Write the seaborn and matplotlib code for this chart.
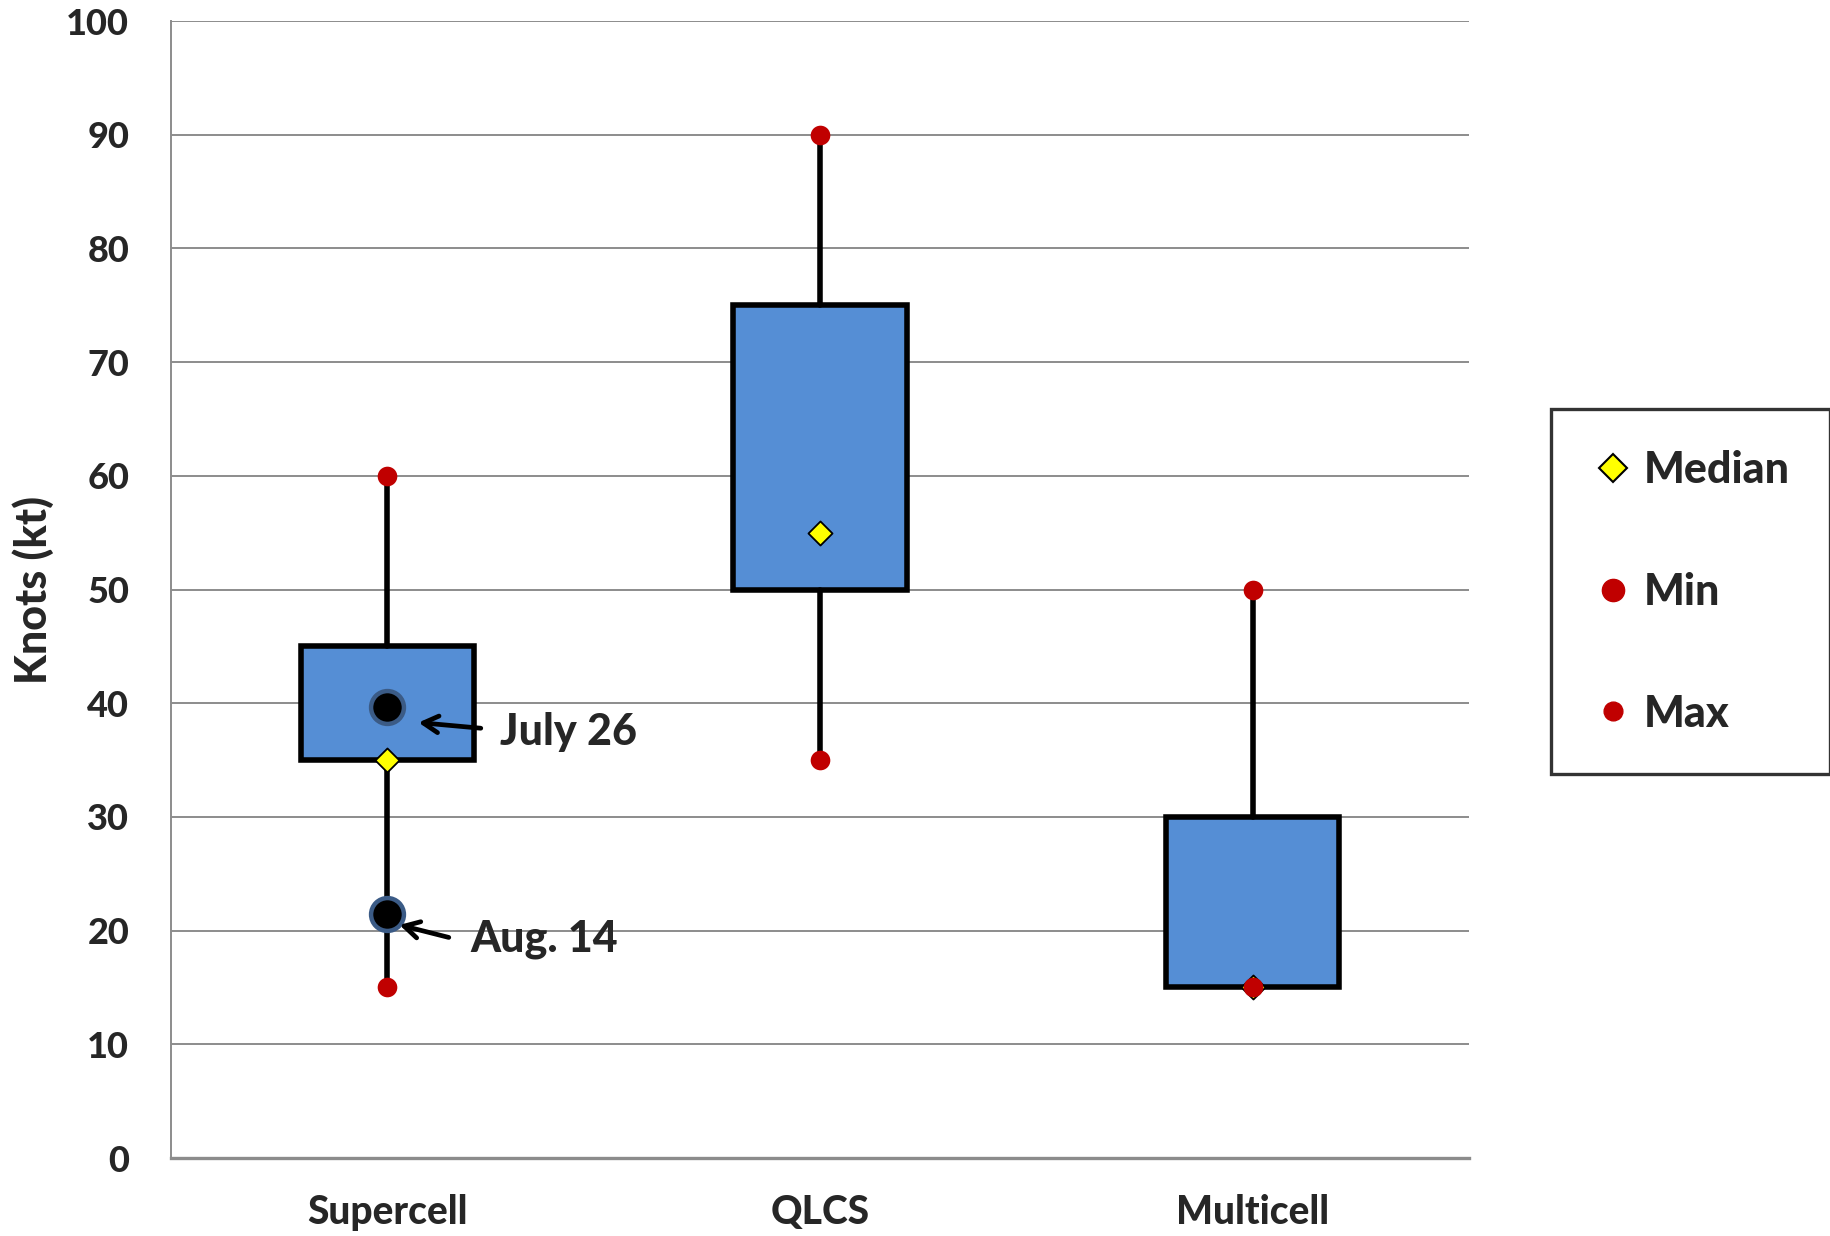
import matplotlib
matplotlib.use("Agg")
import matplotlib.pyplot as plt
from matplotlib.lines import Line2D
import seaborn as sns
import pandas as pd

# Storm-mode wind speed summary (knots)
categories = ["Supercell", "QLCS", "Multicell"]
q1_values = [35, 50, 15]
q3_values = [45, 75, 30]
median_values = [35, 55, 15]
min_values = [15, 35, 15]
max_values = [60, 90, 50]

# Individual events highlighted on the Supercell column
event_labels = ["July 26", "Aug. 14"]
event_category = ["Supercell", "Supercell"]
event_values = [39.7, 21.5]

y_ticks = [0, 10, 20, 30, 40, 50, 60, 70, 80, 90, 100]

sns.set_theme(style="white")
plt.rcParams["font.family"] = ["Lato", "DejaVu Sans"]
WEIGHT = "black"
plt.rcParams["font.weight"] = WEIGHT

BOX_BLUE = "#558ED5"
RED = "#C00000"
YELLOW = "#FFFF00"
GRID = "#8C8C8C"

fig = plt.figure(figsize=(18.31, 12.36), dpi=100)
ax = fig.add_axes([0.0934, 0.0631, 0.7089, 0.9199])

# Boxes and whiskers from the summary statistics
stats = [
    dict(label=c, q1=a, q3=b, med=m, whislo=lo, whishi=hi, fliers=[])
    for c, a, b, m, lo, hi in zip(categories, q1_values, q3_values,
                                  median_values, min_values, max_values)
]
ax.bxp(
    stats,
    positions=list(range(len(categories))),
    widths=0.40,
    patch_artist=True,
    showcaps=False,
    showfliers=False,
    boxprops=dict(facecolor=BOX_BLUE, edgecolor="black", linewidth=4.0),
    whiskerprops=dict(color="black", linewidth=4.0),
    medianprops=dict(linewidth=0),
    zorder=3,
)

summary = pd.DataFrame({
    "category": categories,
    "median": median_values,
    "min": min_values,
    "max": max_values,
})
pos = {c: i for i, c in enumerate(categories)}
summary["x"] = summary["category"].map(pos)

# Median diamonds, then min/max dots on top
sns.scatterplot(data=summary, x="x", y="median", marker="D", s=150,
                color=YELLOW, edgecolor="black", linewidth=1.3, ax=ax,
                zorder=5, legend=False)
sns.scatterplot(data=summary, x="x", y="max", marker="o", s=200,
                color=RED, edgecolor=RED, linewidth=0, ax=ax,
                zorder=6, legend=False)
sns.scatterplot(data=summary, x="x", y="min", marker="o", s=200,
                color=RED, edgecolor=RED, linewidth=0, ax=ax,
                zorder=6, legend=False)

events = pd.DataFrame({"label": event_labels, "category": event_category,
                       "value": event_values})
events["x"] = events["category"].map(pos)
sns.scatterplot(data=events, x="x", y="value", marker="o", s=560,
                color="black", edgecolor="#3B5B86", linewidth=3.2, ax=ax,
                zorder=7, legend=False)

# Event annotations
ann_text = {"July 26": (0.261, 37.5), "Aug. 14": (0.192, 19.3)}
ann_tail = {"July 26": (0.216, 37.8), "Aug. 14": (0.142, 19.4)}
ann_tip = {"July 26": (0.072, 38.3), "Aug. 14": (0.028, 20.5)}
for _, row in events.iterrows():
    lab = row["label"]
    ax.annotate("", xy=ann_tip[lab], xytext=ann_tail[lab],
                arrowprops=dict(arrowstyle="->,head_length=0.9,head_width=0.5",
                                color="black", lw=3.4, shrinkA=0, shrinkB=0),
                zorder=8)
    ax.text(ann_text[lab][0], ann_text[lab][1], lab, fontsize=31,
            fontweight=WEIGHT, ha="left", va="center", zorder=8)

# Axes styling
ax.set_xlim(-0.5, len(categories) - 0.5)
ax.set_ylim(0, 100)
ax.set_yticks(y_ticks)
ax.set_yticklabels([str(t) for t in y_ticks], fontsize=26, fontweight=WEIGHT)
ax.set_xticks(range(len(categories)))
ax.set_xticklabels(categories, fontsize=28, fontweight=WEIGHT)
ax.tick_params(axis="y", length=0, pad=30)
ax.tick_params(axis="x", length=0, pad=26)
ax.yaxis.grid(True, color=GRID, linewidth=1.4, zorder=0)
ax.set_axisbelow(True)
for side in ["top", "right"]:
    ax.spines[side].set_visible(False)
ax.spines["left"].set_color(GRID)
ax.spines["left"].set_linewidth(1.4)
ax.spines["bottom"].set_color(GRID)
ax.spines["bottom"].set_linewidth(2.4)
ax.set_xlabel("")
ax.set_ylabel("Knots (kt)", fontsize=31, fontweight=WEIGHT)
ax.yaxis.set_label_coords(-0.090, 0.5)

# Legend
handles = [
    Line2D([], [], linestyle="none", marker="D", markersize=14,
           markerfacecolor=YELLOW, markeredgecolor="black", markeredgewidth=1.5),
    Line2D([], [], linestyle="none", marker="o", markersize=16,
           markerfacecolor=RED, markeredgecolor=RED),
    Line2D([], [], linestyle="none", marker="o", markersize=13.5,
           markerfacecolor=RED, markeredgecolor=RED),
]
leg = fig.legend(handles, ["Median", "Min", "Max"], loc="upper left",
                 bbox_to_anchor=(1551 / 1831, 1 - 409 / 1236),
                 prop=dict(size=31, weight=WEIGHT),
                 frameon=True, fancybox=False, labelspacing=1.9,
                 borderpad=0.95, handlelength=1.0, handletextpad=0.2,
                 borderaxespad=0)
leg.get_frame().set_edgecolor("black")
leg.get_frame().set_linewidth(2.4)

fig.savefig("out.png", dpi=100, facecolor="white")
* * *
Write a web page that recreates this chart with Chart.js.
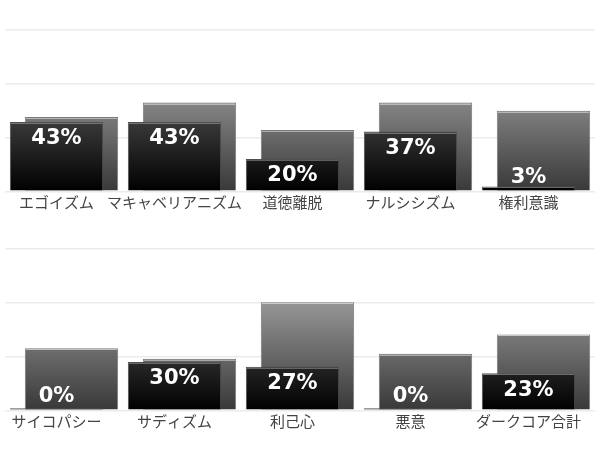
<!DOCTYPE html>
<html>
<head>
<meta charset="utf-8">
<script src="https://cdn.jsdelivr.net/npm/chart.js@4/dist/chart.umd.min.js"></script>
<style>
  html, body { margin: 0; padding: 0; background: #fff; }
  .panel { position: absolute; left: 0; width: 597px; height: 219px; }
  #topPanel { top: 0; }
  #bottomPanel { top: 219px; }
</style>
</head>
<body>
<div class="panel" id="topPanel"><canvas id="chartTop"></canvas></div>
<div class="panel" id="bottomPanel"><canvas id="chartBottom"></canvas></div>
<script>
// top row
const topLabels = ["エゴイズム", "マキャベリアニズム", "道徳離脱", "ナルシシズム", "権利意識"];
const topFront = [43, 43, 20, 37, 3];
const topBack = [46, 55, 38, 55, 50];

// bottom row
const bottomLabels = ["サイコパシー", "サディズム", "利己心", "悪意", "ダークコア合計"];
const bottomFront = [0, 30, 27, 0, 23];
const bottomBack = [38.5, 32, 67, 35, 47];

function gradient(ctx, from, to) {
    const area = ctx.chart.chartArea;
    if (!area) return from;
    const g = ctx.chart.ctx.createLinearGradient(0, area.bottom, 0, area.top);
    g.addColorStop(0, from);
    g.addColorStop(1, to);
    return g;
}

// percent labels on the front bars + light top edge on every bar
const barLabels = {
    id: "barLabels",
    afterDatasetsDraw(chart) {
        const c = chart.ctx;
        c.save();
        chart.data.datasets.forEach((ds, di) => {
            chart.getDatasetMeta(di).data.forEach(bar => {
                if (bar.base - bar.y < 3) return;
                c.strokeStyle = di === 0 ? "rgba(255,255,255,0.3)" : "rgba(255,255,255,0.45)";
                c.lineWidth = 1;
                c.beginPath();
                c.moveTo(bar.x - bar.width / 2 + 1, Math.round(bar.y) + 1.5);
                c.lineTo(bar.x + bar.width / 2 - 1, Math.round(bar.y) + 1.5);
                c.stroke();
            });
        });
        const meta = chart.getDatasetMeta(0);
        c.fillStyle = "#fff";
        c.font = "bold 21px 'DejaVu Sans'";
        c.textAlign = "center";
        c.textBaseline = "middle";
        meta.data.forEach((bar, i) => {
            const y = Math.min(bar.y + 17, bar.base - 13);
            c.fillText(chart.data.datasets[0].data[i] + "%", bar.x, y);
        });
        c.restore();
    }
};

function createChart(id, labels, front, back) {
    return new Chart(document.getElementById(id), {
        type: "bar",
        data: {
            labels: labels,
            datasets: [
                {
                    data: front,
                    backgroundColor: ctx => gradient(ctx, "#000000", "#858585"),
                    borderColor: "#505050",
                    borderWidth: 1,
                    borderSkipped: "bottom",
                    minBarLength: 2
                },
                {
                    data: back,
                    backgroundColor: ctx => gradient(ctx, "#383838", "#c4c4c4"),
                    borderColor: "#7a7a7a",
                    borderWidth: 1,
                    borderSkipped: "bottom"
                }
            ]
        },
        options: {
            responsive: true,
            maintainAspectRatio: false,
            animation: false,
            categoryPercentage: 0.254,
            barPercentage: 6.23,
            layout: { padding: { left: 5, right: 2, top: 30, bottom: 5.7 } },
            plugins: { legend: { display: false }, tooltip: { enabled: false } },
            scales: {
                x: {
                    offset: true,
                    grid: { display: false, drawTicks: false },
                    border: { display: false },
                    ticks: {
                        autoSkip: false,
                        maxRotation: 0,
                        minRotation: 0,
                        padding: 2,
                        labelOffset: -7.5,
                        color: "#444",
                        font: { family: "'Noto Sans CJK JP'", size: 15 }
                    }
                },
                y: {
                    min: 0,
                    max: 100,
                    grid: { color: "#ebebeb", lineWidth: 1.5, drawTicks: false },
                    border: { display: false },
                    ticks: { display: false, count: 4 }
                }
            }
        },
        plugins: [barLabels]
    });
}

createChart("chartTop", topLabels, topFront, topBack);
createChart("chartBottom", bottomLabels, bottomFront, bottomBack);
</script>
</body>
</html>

# Requirement:
Skip every picture. Repeat the lines from the one with "Write the seaborn" through the one with "80, 90, 100]", both ends included.

# Answer for the task:
Write the seaborn and matplotlib code for this chart.
import matplotlib
matplotlib.use("Agg")
import matplotlib.pyplot as plt
from matplotlib.lines import Line2D
import seaborn as sns
import pandas as pd

# Storm-mode wind speed summary (knots)
categories = ["Supercell", "QLCS", "Multicell"]
q1_values = [35, 50, 15]
q3_values = [45, 75, 30]
median_values = [35, 55, 15]
min_values = [15, 35, 15]
max_values = [60, 90, 50]

# Individual events highlighted on the Supercell column
event_labels = ["July 26", "Aug. 14"]
event_category = ["Supercell", "Supercell"]
event_values = [39.7, 21.5]

y_ticks = [0, 10, 20, 30, 40, 50, 60, 70, 80, 90, 100]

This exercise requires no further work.